While ordinary wine lovers will instantly recognise the names of iconic Australian wines such as Penfolds Grange Hermitage or Henschke’s Hill of Grace, fewer are aware of the small cache of lesser-known Australian cult wines that fetch equally dizzying prices. While an iconic wine is usually produced in large volumes, cult wines are often produced in small runs of between 500 to 1,000 bottles a year. Richard Saleeba, director of the Victorian Wine Centre, says a cult wine has a certain premium quality – a point of difference – as well as a scarcity factor. “But it has to be of exceptional quality, not just rare,” he says. “A wine becomes extremely sought-after when it turns from being a beverage to being an art form. And like any great art it can also become a good investment.”

Each wine-producing country has its share of cult and icon wines and Australia is no exception (see list). Take Chris Ringland’s Three Rivers Shiraz from the Barossa Valley. You won’t find it in your average bottle shop yet it’s one of the world’s most coveted Australian wines. A bottle of the latest vintage can fetch $1,400 on the auction market just weeks after release and older vintages fetch even higher prices. While some wines become cult wines by accident, Ringland purposely set about making a wine that would produce a decent return for a small yield. Which is not to say that the effort associated with producing a cult wine is less than producing a large volume. Cult wine producers are often part-master winemaker, part-magician and part-artist – and they labour unrelentingly over each drop. “I started with an idea of the style I wanted to produce – a rich, ripe, opulent wine that would mature for a long time and I decided to make it an extremely limited production which would add a degree of exclusivity, ”says Ringland. Three Rivers was then catapulted into the wine world’s stratosphere thanks to rave reviews by the influential US wine writer and critic Robert Parker Jr. The 1997 vintage, from a run of just 700 bottles, went on sale last month for $530 a bottle. Within weeks, restaurants in the US will on-sell his wine to dining customers for about $US1,000 a bottle. While Ringland planned his fame, Saleeba says many cult wines become that way by accident. “The wine may come from a single patch of dust, and that together with the climate and skill of the winemaker pulls together to create a truly great wine. Of course, there are also many people who set out to make a cult wine and don’t achieve it. Some carefully engineer their bottles and labels to stand out yet they still come up with just a very good wine, not a great one.”

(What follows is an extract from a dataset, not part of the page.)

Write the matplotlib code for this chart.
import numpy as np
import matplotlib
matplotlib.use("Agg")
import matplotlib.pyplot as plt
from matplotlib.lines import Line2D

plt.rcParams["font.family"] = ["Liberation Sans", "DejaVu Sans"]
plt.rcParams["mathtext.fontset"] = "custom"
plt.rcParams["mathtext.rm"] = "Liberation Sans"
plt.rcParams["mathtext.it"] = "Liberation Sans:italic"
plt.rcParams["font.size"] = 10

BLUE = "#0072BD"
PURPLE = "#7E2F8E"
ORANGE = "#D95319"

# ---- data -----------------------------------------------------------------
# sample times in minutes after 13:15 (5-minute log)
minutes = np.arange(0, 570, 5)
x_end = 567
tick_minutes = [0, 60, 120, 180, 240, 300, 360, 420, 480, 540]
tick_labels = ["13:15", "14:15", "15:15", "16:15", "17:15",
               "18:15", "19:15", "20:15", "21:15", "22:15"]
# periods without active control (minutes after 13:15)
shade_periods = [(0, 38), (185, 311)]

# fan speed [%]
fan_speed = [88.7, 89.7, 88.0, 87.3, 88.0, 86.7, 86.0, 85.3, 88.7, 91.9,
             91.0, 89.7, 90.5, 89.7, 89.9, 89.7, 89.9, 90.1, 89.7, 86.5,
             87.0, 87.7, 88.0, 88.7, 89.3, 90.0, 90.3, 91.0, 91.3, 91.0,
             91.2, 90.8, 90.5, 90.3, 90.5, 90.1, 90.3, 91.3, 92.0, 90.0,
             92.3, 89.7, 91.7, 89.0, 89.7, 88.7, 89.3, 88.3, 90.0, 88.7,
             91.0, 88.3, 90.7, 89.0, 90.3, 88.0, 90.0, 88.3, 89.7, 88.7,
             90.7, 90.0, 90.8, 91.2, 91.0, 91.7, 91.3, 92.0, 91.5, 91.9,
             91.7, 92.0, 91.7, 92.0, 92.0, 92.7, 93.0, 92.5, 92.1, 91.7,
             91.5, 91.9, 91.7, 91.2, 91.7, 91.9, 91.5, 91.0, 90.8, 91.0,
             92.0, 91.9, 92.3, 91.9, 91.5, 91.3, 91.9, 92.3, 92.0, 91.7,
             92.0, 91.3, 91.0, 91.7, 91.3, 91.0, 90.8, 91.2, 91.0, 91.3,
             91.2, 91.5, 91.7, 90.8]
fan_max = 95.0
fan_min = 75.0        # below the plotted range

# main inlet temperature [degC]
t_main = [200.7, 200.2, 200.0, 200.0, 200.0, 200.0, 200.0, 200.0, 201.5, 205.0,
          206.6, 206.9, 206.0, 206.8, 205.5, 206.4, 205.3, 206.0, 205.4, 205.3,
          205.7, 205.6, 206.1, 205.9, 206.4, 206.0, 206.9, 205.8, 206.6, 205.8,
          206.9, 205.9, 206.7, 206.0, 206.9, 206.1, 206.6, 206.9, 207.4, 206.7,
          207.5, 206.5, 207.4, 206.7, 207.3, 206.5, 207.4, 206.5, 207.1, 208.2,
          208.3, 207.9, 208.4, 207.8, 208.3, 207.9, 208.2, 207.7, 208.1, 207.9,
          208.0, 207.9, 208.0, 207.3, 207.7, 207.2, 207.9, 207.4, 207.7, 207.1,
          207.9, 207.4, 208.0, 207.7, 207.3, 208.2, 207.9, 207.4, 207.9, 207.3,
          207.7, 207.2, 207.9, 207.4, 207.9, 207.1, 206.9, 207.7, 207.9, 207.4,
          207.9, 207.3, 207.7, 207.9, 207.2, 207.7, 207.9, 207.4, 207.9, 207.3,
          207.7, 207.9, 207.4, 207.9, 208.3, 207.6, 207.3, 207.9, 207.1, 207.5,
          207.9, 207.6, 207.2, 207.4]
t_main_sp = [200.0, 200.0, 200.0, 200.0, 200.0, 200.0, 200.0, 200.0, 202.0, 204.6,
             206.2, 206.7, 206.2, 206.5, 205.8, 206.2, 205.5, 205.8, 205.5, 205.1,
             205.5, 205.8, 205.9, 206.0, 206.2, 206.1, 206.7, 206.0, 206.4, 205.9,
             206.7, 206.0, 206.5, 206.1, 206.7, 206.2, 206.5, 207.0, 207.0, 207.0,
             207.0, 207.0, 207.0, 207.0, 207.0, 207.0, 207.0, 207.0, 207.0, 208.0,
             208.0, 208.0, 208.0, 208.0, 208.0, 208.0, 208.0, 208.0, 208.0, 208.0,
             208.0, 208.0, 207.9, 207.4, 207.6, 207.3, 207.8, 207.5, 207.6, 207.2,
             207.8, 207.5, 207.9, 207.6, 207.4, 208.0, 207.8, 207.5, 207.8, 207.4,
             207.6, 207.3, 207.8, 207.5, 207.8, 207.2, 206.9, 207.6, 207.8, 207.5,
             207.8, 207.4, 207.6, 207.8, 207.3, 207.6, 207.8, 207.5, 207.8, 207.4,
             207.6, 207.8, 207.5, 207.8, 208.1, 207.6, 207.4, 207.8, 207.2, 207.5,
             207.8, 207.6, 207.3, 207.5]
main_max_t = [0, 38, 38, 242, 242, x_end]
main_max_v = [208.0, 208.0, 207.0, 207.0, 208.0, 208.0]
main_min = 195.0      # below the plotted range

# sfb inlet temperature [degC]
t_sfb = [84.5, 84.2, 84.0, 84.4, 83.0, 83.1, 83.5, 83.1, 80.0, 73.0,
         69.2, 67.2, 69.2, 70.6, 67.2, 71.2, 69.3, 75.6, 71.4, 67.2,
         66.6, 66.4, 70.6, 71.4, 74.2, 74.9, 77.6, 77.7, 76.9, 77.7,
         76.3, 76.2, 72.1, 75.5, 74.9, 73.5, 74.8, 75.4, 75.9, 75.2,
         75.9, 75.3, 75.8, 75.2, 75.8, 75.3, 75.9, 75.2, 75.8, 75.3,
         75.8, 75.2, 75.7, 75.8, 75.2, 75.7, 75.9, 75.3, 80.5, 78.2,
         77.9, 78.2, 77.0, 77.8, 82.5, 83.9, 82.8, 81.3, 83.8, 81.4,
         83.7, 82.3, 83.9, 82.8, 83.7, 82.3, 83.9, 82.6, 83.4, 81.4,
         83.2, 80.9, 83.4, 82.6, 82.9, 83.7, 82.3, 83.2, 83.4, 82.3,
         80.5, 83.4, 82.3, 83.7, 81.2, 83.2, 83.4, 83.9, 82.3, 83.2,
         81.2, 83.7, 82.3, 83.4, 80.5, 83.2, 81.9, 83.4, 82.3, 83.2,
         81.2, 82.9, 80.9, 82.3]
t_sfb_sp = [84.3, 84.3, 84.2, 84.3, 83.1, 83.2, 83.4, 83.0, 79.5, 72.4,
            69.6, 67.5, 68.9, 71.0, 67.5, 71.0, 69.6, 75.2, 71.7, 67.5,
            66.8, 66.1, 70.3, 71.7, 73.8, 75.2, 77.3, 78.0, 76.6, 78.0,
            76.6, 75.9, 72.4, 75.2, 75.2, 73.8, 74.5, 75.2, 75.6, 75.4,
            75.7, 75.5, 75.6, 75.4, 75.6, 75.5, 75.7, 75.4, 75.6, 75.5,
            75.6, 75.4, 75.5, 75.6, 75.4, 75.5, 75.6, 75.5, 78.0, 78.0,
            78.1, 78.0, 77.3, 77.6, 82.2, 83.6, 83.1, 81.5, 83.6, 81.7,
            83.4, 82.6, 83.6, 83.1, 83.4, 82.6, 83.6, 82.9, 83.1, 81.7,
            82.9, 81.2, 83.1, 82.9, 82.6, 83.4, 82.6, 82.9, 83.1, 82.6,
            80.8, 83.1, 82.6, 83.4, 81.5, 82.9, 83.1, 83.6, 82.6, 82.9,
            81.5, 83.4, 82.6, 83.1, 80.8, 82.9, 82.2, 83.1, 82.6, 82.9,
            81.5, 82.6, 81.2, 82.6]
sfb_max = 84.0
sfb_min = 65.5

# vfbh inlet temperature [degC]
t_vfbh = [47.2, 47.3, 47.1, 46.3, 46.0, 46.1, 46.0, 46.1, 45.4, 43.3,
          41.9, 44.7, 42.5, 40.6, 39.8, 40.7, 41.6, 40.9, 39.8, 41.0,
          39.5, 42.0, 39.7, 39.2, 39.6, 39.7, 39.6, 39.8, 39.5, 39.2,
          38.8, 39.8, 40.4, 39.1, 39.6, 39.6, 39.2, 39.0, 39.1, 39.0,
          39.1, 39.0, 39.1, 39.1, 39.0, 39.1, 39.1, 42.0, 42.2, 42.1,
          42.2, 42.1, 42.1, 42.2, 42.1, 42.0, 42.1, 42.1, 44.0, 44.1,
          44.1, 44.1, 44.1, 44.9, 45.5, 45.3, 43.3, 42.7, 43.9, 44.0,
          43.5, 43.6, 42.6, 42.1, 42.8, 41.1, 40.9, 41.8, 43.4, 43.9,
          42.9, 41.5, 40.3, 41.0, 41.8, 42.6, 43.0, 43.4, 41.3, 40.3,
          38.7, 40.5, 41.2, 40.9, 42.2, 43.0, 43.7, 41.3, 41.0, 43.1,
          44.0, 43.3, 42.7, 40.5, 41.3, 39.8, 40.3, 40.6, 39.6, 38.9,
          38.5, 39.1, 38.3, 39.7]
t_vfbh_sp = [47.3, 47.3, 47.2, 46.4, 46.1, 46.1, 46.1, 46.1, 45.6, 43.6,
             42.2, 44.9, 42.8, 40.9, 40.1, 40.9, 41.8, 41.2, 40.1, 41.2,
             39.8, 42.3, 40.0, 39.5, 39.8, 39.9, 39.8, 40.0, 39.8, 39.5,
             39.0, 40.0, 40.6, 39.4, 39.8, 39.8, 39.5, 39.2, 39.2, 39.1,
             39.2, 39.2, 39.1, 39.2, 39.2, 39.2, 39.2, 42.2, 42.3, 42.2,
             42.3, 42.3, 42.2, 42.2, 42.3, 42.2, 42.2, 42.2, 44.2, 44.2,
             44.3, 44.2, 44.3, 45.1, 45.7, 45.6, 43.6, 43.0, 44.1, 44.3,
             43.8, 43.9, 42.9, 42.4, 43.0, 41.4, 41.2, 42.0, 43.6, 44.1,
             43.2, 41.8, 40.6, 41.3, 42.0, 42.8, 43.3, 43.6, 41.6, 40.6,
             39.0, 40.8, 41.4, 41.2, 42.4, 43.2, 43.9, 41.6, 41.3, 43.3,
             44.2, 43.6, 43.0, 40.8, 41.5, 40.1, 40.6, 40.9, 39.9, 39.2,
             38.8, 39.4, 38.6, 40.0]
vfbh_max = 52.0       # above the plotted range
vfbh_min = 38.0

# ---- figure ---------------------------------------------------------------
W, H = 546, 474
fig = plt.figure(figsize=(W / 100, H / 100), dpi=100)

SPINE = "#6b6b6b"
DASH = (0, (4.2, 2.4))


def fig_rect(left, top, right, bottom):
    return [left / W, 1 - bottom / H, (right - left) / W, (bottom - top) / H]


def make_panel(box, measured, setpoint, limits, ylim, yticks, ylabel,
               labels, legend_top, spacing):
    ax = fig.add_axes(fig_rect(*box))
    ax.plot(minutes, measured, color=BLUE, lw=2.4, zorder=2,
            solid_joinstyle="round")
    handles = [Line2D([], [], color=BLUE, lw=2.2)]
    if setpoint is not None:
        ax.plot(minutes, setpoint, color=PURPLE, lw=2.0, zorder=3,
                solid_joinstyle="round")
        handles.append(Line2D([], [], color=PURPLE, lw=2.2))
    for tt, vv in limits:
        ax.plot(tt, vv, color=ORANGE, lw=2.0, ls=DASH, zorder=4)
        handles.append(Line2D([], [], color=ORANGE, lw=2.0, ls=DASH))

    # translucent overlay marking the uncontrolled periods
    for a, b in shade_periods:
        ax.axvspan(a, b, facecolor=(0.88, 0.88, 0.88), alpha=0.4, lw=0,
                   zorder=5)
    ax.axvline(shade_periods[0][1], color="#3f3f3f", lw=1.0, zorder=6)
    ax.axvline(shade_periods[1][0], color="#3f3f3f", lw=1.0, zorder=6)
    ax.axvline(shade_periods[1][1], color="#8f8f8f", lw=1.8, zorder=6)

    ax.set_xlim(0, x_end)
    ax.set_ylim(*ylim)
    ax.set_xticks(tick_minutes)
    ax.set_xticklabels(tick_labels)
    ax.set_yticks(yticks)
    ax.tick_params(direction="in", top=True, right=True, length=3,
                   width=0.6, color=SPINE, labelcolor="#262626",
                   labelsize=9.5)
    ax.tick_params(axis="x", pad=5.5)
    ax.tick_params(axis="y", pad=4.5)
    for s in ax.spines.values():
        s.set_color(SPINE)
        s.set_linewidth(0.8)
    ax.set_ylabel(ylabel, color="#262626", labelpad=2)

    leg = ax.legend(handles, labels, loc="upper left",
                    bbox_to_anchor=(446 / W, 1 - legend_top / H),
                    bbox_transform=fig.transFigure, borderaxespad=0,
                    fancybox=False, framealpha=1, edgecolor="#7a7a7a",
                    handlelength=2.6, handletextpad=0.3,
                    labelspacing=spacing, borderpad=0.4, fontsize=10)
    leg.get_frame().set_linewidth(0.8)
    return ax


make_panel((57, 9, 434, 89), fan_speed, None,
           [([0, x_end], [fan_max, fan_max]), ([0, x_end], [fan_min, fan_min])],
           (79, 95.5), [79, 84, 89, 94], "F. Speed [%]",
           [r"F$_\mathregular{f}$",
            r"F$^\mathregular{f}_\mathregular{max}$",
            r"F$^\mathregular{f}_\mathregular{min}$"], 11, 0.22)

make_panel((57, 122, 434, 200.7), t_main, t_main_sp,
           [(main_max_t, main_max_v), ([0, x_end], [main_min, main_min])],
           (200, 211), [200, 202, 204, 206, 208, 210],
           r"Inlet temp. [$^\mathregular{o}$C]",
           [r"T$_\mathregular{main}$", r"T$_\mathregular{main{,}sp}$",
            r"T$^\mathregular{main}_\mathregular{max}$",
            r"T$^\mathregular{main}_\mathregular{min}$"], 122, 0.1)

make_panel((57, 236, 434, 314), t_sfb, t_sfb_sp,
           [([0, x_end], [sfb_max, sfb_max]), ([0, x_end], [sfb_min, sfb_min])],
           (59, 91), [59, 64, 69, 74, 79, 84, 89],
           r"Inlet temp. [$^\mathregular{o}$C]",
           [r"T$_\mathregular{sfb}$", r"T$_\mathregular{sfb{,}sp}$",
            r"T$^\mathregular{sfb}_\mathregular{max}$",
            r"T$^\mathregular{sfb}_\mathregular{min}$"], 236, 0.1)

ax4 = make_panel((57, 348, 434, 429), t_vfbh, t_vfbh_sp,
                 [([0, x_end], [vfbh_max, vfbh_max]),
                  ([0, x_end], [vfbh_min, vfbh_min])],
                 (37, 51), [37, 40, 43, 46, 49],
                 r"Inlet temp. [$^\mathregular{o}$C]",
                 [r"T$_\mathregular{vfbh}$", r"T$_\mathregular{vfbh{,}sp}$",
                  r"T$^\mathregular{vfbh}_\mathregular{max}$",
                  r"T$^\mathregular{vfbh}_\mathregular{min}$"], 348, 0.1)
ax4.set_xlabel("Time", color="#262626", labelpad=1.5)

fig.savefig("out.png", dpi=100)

Part of Andrew Roper’s passion arises from knowing the best wines are ending up in loving homes. Most of his clients are wine experts, although some still grapple with the finer points of wine appreciation. Others are simply canny businesspeople who see cult and icon wines as sound investments, like property or art. “Cult wine is being driven out of America,” says Saleeba. “They are the biggest collectors in the world and wine is no exception. People get very passionate about it. They like to search out new wines, the way people seek out young artists and support them in their early days. ”World champion Formula 1 racing car driver Michael Schumacher is one of Roper’s regular clients, as is Maynard Keenan, lead singer of US band Tool, who recently bought an imperial of 1998 Grange Hermitage at auction for $64,000.“We source only the best wines for people who haven’t got time to look but have a lot of money,” says Roper. “We find wines for people to enjoy or to invest. We’re not a wine shop. I find the wines through my network of contacts and then buy them for the client.”

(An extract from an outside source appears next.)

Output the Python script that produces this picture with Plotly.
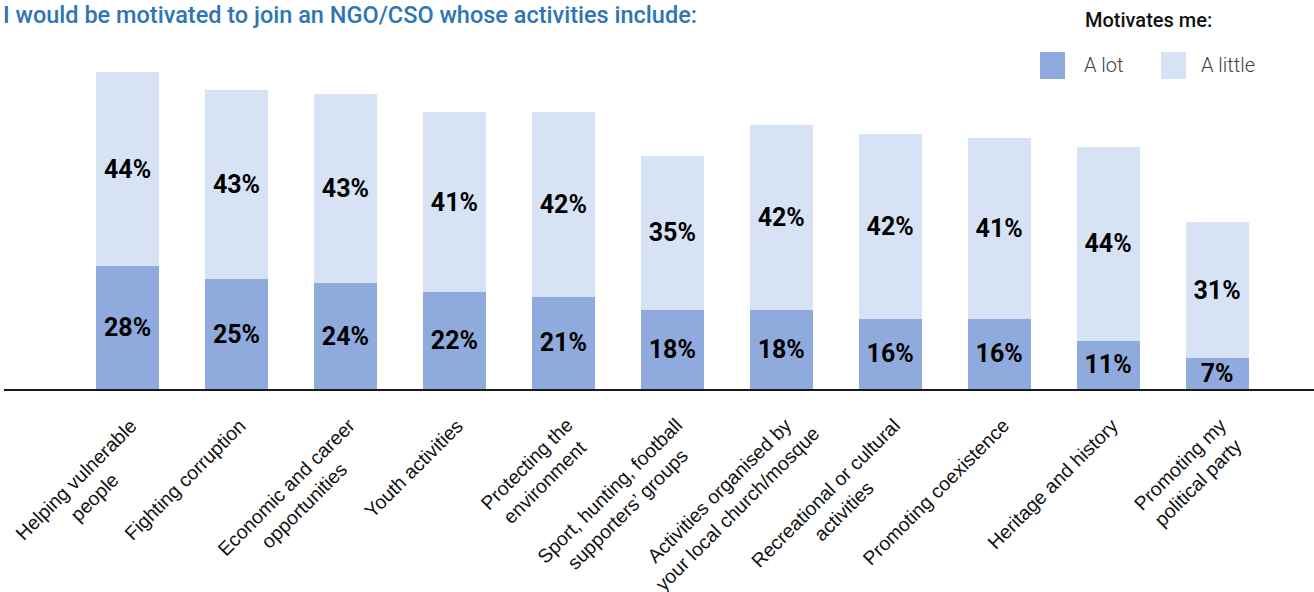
import math
import plotly.graph_objects as go

# Survey data
categories = [
    "Helping vulnerable<br>people",
    "Fighting corruption",
    "Economic and career<br>opportunities",
    "Youth activities",
    "Protecting the<br>environment",
    "Sport, hunting, football<br>supporters’ groups",
    "Activities organised by<br>your local church/mosque",
    "Recreational or cultural<br>activities",
    "Promoting coexistence",
    "Heritage and history",
    "Promoting my<br>political party",
]
a_lot = [28, 25, 24, 22, 21, 18, 18, 16, 16, 11, 7]
a_little = [44, 43, 43, 41, 42, 35, 42, 42, 41, 44, 31]
series_names = ["A lot", "A little"]

title_text = "I would be motivated to join an NGO/CSO whose activities include:"
legend_title = "Motivates me:"

COLOR_LOT = "#8FAADC"
COLOR_LITTLE = "#D7E3F4"
TITLE_BLUE = "#2E75B6"

W, H = 1314, 592
M_L, M_R, M_T, M_B = 4, 0, 40, 203
plot_w = W - M_L - M_R
plot_h = H - M_T - M_B


def px_x(px):
    return (px - M_L) / plot_w


def px_y(py):
    return (H - M_B - py) / plot_h


# Advance widths (1/1000 em) of Liberation Sans, used to centre wrapped labels
ADV = {
    " ": 278, "’": 222, ",": 278, "/": 278,
    "a": 556, "b": 556, "c": 500, "d": 556, "e": 556, "f": 278, "g": 556,
    "h": 556, "i": 222, "j": 222, "k": 500, "l": 222, "m": 833, "n": 556,
    "o": 556, "p": 556, "q": 556, "r": 333, "s": 500, "t": 278, "u": 556,
    "v": 500, "w": 722, "x": 500, "y": 500, "z": 500,
    "A": 667, "E": 667, "F": 611, "H": 722, "P": 667, "R": 722, "S": 667, "Y": 667,
}


def text_width(s, size):
    return sum(ADV.get(ch, 556) for ch in s) * size / 1000


fig = go.Figure()
for name, vals, col in [(series_names[0], a_lot, COLOR_LOT),
                        (series_names[1], a_little, COLOR_LITTLE)]:
    fig.add_trace(go.Bar(
        x=categories, y=vals, name=name,
        marker=dict(color=col, line=dict(width=0)),
        width=0.578,
        text=[f"{v}%" for v in vals],
        textposition="inside",
        insidetextanchor="middle",
        textangle=0,
        textfont=dict(family="Roboto", size=25, color="black", weight="bold"),
        showlegend=False,
        hoverinfo="skip",
    ))

# Category labels: rotated -45 deg, lines centred on one another,
# the end of the first line sitting just under the bar.
label_size = 19.5
line_h = 25.5
end_dx = -2.0     # px right of the category centre
end_dy = 25.0     # px below the axis line
c45 = math.cos(math.pi / 4)
annotations = []
for cat in categories:
    lines = cat.split("<br>")
    w1 = text_width(lines[0], label_size)
    box_h = label_size * 1.15
    # centre of the first line
    cx0 = end_dx - c45 * w1 / 2 + c45 * box_h / 2
    cy0 = end_dy + c45 * w1 / 2 + c45 * box_h / 2
    for k, ln in enumerate(lines):
        annotations.append(dict(
            x=cat, xref="x", y=0, yref="paper",
            text=ln, showarrow=False, textangle=-45,
            xanchor="center", yanchor="middle",
            xshift=cx0 + k * line_h * c45,
            yshift=-(cy0 + k * line_h * c45),
            borderpad=0,
            font=dict(family="Liberation Sans, Arial", size=label_size, color="#111111"),
        ))

# Legend
annotations.append(dict(
    x=px_x(1083), y=px_y(20), xref="paper", yref="paper",
    text=legend_title, showarrow=False, xanchor="left", yanchor="middle",
    font=dict(family="Roboto", size=20, color="#111111", weight=500),
))
shapes = []
for name, col, sx, tx in [(series_names[0], COLOR_LOT, 1040, 1082),
                          (series_names[1], COLOR_LITTLE, 1161, 1199)]:
    shapes.append(dict(
        type="rect", xref="paper", yref="paper",
        x0=px_x(sx), x1=px_x(sx + 25), y0=px_y(79), y1=px_y(52),
        fillcolor=col, line=dict(width=0), layer="above",
    ))
    annotations.append(dict(
        x=px_x(tx), y=px_y(65), xref="paper", yref="paper",
        text=name, showarrow=False, xanchor="left", yanchor="middle",
        font=dict(family="Roboto", size=20, color="#404040", weight=300),
    ))

fig.update_layout(
    barmode="stack",
    width=W, height=H,
    margin=dict(l=M_L, r=M_R, t=M_T, b=M_B),
    paper_bgcolor="white", plot_bgcolor="white",
    title=dict(
        text=title_text, x=3 / W, xanchor="left", y=1 - 15 / H, yanchor="middle",
        font=dict(family="Roboto", size=23.5, color=TITLE_BLUE, weight=500),
    ),
    xaxis=dict(
        type="category", range=[-1.134, 10.890],
        showticklabels=False, ticks="", showgrid=False, zeroline=False,
        showline=True, linecolor="#1a1a1a", linewidth=2,
    ),
    yaxis=dict(range=[0, plot_h / 4.4], visible=False, showgrid=False),
    uniformtext=dict(minsize=25, mode="show"),
    annotations=annotations,
    shapes=shapes,
)

fig.write_html("out.html")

It doesn’t always go quite as expected. Roper recalls a client who asked him to source a vintage bottle of $3,000 Chateau Petrus, widely regarded to be the world’s best merlot. When he delivered it to Melbourne’s Crown Casino, he watched as his client poured it into a Scotch glass and added Coca-Cola before drinking. “It was gut-wrenching but in a way it’s quite funny,” he says. Incidents like these are not so funny to the winemakers, many of whom become fiercely obsessive about their wines and resent the intrusion into their craft of people such as Roper. The man himself maintains it is all part of the wine business “even if they do see us as opportunists”. If Roper is an opportunist, then he’s a respectful one who loves, adores and even covets the wines he sells. The son of a wine auctioneer, he grew up around good wines and still drinks plenty of them with family and friends. A note of caution, however, is sounded by the Melbourne-based Langtons Fine Wine Auctions, which says investors should be careful investing in cult wines as their market record is erratic. “From an investor’s point of view,” it reports on its website www.langtons.com.au “the only certainty is change. The best advice is to learn from the most recent wave and invest in wines that could attract enthusiasm in the future. This means vintage year, size of wine production, regional provenance – and a certain amount of luck.” We’ll drink to that.